Is there another place it _could_ begin? 🙂
The communication between husband and wife is a vital element towards “building a civilization of love.” This is where it all begins and is also the reason Satan has attacked this relationship by seducing the wife to eat of the forbidden fruit. Why was Eve talking to the Serpent believing she had a right to do so? She should have only been speaking with and conversing with Adam as his helpmate to doing God’s Will to be fruitful and multiply.
Your article puts the emphasis on the husbands role and in this I think you err. The emphasis I believe should be on the wife to call forth love, (not need) and elicit the proper response from her spouse.
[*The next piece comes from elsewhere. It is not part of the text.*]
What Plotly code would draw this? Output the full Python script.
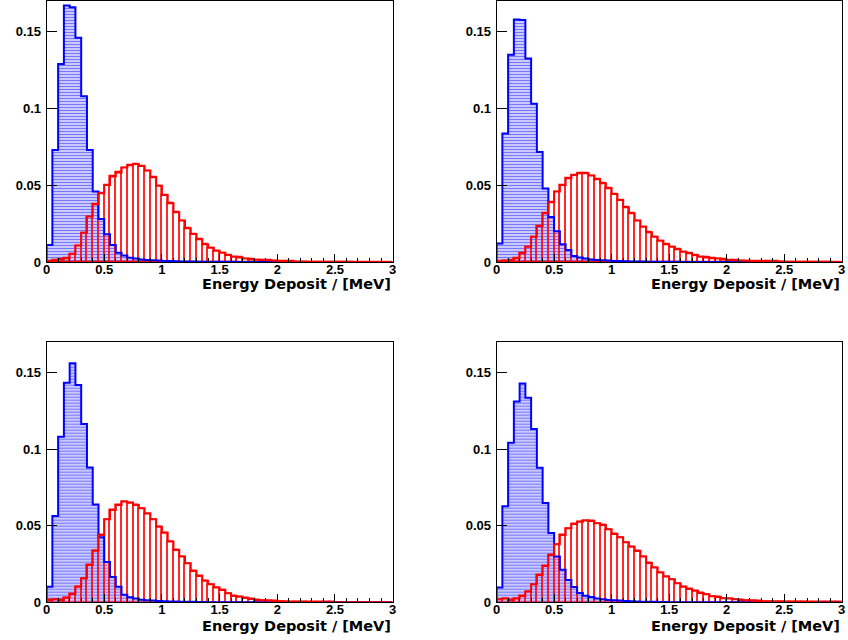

An obedient respectful wife’s attitude towards her husband releases his ability to fulfill his role as the dominant partner in the relationship to be provider and protector which is the expression of his love for his wife.
Satan has used this principal of union between a husband into the means through which to destroying humanity by seducing the woman to use her gifts to thinking she is entitled to her desires rather than to use them to putting her husbands desires first.
Feminine mystique can be used for good or ill, it is the gift God gave humanity to live in harmony with His Divine Plan.
Being guided by your perception, one could also ask, “where was Adam when the serpent approached her”. If your logic is that a wife should be so taken up in her husband that no other person has that chance to gain her attention, then a husband should be available to be taken up in.
The article puts emphasis on the man, because the man controls the ability to converse otherwise he’s implies to his spouse/significant other that he’s being nagged…
Tom, Thank you for your comment. You take issue with my putting emphasis on the husband’s role, wherein I put the first responsibility on him. You seem to suggest that the wife has a first responsibility to call forth something from the man. This, in my opinion, goes against the very point for which you want to argue–a certain headship of the husband. With headship necessarily comes the first responsibility. In other words, I’m taking issue with suggesting that the wife must take responsibility for calling a husband to take his role. Headship implies that his responsibility is first. Men must take responsibility for exercising their role. Of course a wife has a corresponding responsibility to fulfill her complementary role, which will aid the man in fulfilling his, and vice versa.
I also suggest that speaking of a woman as needing to put her husbands desires first is inaccurate. A husband’s having a first authority does not imply that his ‘desires’ comes first, or that the wife’s come second. He takes the lead in putting the common good of their family over their own desires. That, in any case, is how I understand it.
How desirous! This little post would make a wonderful introduction to Catholic marriage preparations between the priest and couple!
I join Janice in having this insightful text of Dr. Cuddeback used as part of Catholic
marriage preparation. The Lord opens many doors for us and one of the most sacred
is being married to a friend of Christ who becomes your intimate friend.
Thank you Janice and Joe! There are few things as important as good marriage preparation.
Years ago I read Matthew Kelly’s Seven Levels of Intimacy which presented an insightful analysis of the depth of conversations within close/marital relationships. I was reminded of that theme in reading your comments. How easy it is to fall back into superficial ways of relating rather than intentional communication!
Thank you, Karen. I love the notion of ‘intentional communication.’ I’ll have to check out Matthew Kelly’s book.